What annoys me more than anything is the "general pool" school supplies Yamaraashi-chan is expected to supply. A ream of copy paper, a ream of lined paper, 36 pencils, 100 4x6 index cards, three packs of Post-It notes (yowch, those are pricey), a bottle of glue, three boxes of tissue paper.

There is something to the attitude that "my kid can't get a good education unless your kid does too," which is part of what inspires parents to make these sacrifices. Yamaraashi-chan will never want for the supplies she needs; much of what I bought today will be used more by the less-fortunate students than her. Still, it annoys me that basic supplies, like copy paper, must now be bought by the parents. What's next? If we don't supply it, the kids will go without toilet paper? A pro-rata assessment of the school's electricity and water use?

Re: Supplies for school.

Date: 2007-09-04 06:29 am (UTC)
From: [identity profile] antonia-tiger.livejournal.com
It certainly seems to cover a range of possible reasons, and the paper looks suspicious, the pens a little less so. A ream of paper isn't a huge amount of money per child.

(As it happens, my brother was visiting at the weekend--he works in educational statistics, and he was grumping about the statistical idiocy that's buried under the surface.

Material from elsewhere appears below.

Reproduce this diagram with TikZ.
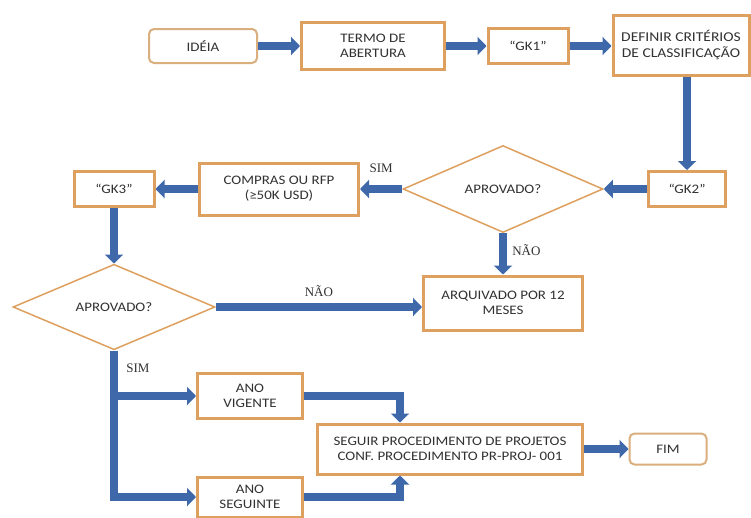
\documentclass[tikz,border=0pt]{standalone}
\usepackage{fontspec}
\setmainfont{Carlito}[FakeStretch=1.15]
\newfontfamily\serifa{Liberation Serif}
\usepackage{tikz}
\usetikzlibrary{shapes.geometric,arrows.meta}
\definecolor{laranja}{RGB}{222,160,95}
\definecolor{laranjaclaro}{RGB}{218,175,125}
\definecolor{azul}{RGB}{62,104,170}
\definecolor{cinza}{RGB}{50,50,50}

\begin{document}
\begin{tikzpicture}[x=1pt,y=-1pt,
  caixa/.style={draw=laranja, line width=3pt, fill=white, text=cinza, align=center,
    inner sep=1pt, font=\fontsize{13}{15}\selectfont},
  arred/.style={caixa, draw=laranjaclaro, line width=2pt, rounded corners=5pt},
  losango/.style={diamond, draw=laranja, line width=1.5pt, fill=white, text=cinza,
    inner sep=0pt, font=\fontsize{13}{15}\selectfont},
  seta/.style={draw=azul, line width=8pt, -{Triangle[length=9pt,width=18pt]}},
  rotulo/.style={text=cinza, font=\serifa\fontsize{13}{15}\selectfont}]
\useasboundingbox[fill=white] (0,0) rectangle (751,517);
\node[arred, minimum width=108pt, minimum height=34pt] (ideia) at (203,46) {IDÉIA};
\node[caixa, minimum width=143pt, minimum height=47pt] (termo) at (373,46) {TERMO DE\\ABERTURA};
\node[caixa, minimum width=80pt, minimum height=35pt] (gk1) at (528,46) {“GK1”};
\node[caixa, minimum width=136pt, minimum height=60pt, font=\fontsize{13.5}{16}\selectfont] (definir) at (681,45) {DEFINIR CRITÉRIOS\\DE CLASSIFICAÇÃO};
\node[caixa, minimum width=77pt, minimum height=35pt] (gk2) at (687,189) {“GK2”};
\node[losango, minimum width=200pt, minimum height=87pt] (ap1) at (503,189) {APROVADO?};
\node[caixa, minimum width=159pt, minimum height=52pt] (compras) at (279,189) {COMPRAS OU RFP\\(≥50K USD)};
\node[caixa, minimum width=80pt, minimum height=35pt] (gk3) at (114,189) {“GK3”};
\node[losango, minimum width=202pt, minimum height=84pt] (ap2) at (114,307) {APROVADO?};
\node[caixa, minimum width=159pt, minimum height=54pt] (arquivado) at (503,303) {ARQUIVADO POR 12\\MESES};
\node[caixa, minimum width=105pt, minimum height=45pt] (anov) at (250,396) {ANO\\VIGENTE};
\node[caixa, minimum width=105pt, minimum height=40pt] (anos) at (250,497) {ANO\\SEGUINTE};
\node[caixa, minimum width=265pt, minimum height=50pt] (seguir) at (450,449) {SEGUIR PROCEDIMENTO DE PROJETOS\\CONF. PROCEDIMENTO PR-PROJ- 001};
\node[arred, minimum width=77pt, minimum height=31pt] (fim) at (668,449) {FIM};
\coordinate (entra1) at ([xshift=-50pt]seguir.north);
\coordinate (entra2) at ([xshift=-50pt]seguir.south);

\draw[seta] (ideia) -- (termo);
\draw[seta] (termo) -- (gk1);
\draw[seta] (gk1) -- (definir.west |- gk1);
\draw[seta] (gk2.north |- definir.south) -- (gk2.north);
\draw[seta] (gk2) -- (ap1.east);
\draw[seta] (ap1.west) -- node[rotulo, above=9pt]{SIM} (compras);
\draw[seta] (ap1.south) -- node[rotulo, right=2pt, pos=0.4]{NÃO} (arquivado);
\draw[seta] (compras) -- (gk3);
\draw[seta] (gk3) -- (ap2.north);
\draw[seta] (ap2.east) -- node[rotulo, above=3pt]{NÃO} (ap2.east -| arquivado.west);
\draw[seta] (ap2.south) |- node[rotulo, right=5pt, pos=0.2]{SIM} (anov);
\draw[seta] (ap2.south) |- (anos);
\draw[seta] (anov) -| (entra1);
\draw[seta] (anos) -| (entra2);
\draw[seta] (seguir) -- (fim);
\end{tikzpicture}
\end{document}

The conversation drifted onto the topic of why cows can't outmass the planet, and I think that's where we have the advantage of knowing how to use a slide rule.

(Lurching back on-topic)

Parkinsons Law has that section on committees and the size of budget items they'll spend time on. Stuff such as paper is the sort of thing they think they know about, and so gets argued about. And the really big projects they obviously have to discuss. But nobody seems to realise that a bit of attention to the stuff in the middle would save far more than dropping the $500 item they've been arguing about for the last hour. At least using a slide rule gave us a feeling for relative size of figures: you have to be able to do the mental arithmetic to put the decimal point in the right place.